Seven major banking institutions released their unaudited third-quarter 2025 financial results simultaneously on Tuesday, March 24, 2026, creating a torrent of disclosure data that failed to move the benchmark index needle, with the NSE 25 frozen at 5888.14 points (0.00%) amid restricted trading volumes. This stagnation occurred as the Kenyan shilling continued its slide against the US dollar, with the USD/KES rate hitting 129.65 (+1.26% on the session), intensifying pressure on margins for internationally exposed issuers and energy importers, even as Brent crude traded at $103.39 per barrel (+3.5%), according to real-time foreign exchange data.
The market displayed remarkable narrowness, with a desperately thin breadth of 2 advancers against 4 decliners and 2 unchanged among tracked primary listings, reflecting fund manager paralysis facing the mass of accounting data to digest. The NASI index, reflecting total market capitalization, remained flat at 209.42 points, as did the traditional NSE 20 at 3881.11 points. This lack of direction reflects investor hesitation, particularly as Safaricom, the heavyweight representing over 40% of the index, slipped 0.2% to 28.85 KES, heavily dragging on overall sentiment despite the banking results deluge that should have stimulated sector interest for the Kenya stock market.
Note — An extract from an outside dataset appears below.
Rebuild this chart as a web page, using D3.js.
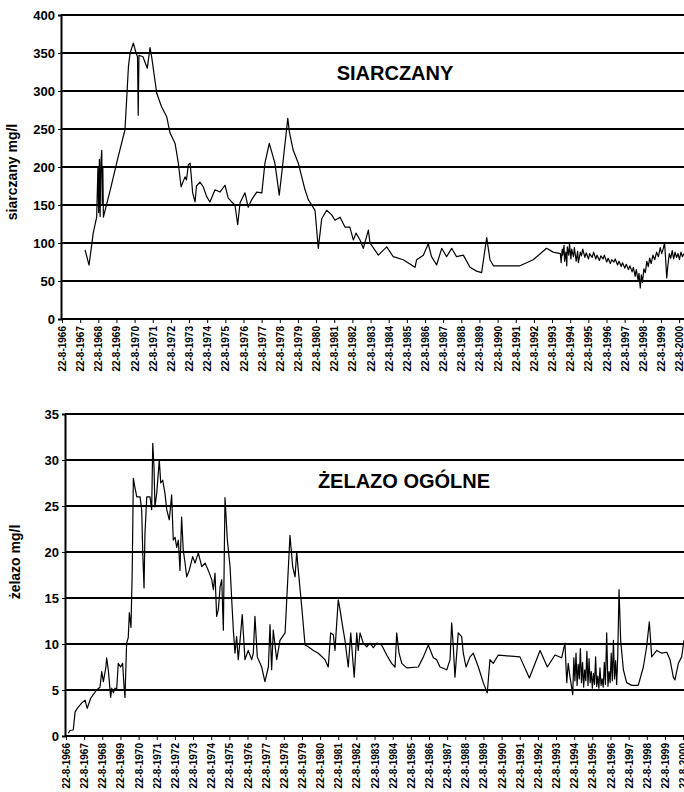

The central session event lies in the coordinated publication of third-quarter results for the period ended September 30, 2025, by KCB Group, NCBA Group, I&M Group, ABSA Bank Kenya, Diamond Trust Bank, Co-operative Bank of Kenya, and the NSE itself, according to filings with the Nairobi Securities Exchange. This reporting wave coincided with the launch by the Nairobi Securities Exchange of a new dedicated banking sector index, the NSE Banking Sector Index, designed to offer a more precise gauge of Kenyan financial sector health, which represents nearly 60% of total market capitalization. The financial statements reveal contrasting dynamics of assets growing over 15% year-on-year and pressured provisions for non-performing loans, within a context where Central Bank of Kenya (CBK) policy rates remain elevated to combat inflation fueled by expensive energy imports.